Monday, May 6, 2024

Pu Songling, Strange Tales from a Chinese Studio

 





The stories of Pu Songling (1640-1715) are some of the most gorgeous fantastic tales I’ve ever read. They’re full of surprise and grotesquerie and startlingly vivid textures. While they express the ideology of their time, they also manage to be subversive in many ways. The precision of their style is a great vehicle for the somehow culturally logical absurdities of the narratives. Unforgettable. I could read these stories over and over.

Wednesday, May 1, 2024

The Blizzard by Vladamir Sorokin


 


In the novel The Blizzard (2010, English translation 2015) by Vladamir Sorokin, events take place in dangerous and potentially deadly cold and snow and ice. The book features a lot of human brutality, exploitation and indifference to other humans and displays the essential grimness and frequent desperation of human behavior. It has satiric, comic elements that are sometimes nearly slapstick and often involve equipment not working in the dangerous weather. The question is whether the journey is going anywhere or will end up being a hopeless loop of absurdity that may lead to death. There is probably a message about the hopelessness of living in a totalitarian society with a cold climate for which alternatives seem mostly fantasy.

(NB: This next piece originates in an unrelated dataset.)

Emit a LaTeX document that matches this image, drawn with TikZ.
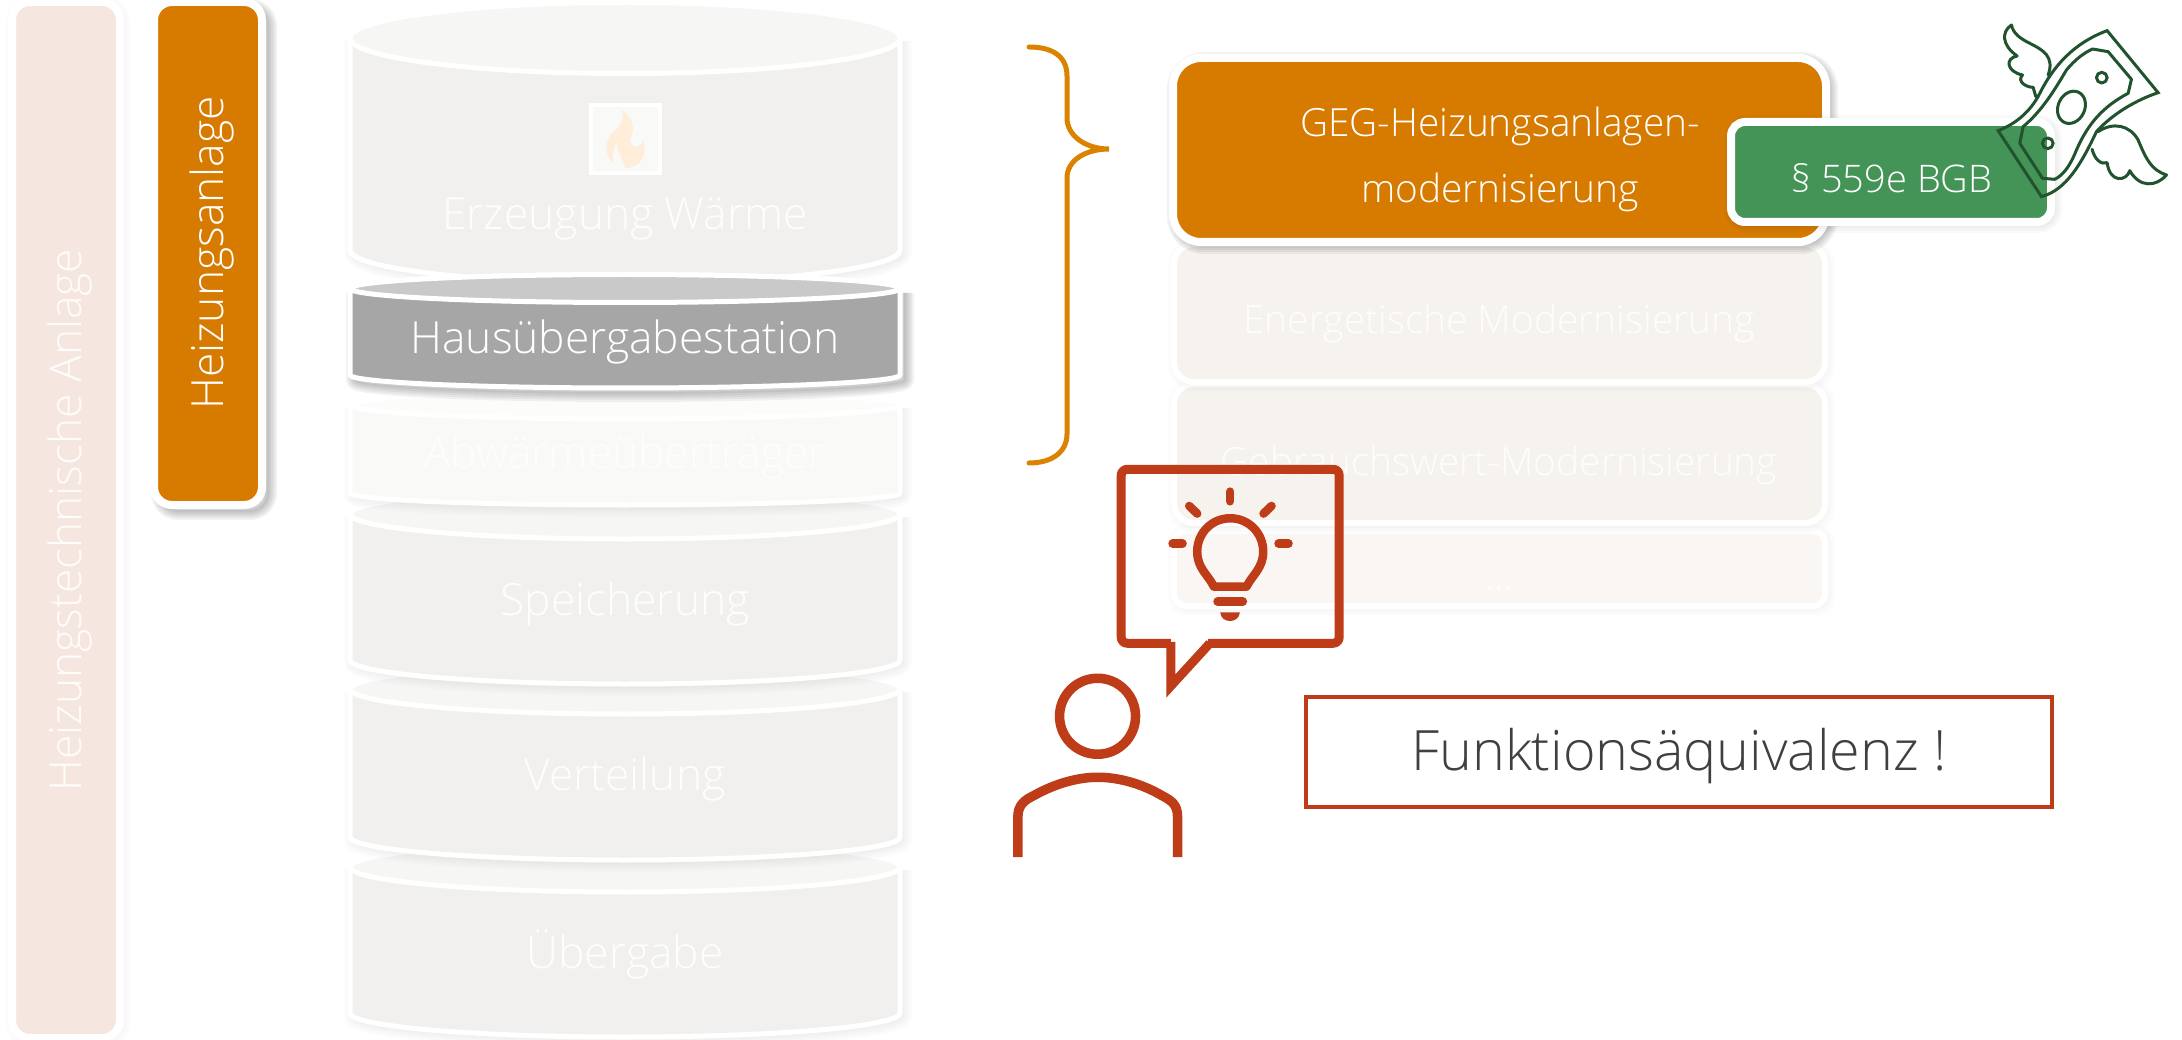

I’ve long been a fan of Russian literature, and while I liked this book I didn’t love it because the features above are so much like so much other recent Russian fiction that I find in English translation. It left me wondering what might be some recent Russian novels that are not about coldness, brutality, indifference, and political hopelessness. But I suppose Russian fiction about warm weather is probably hard to come by.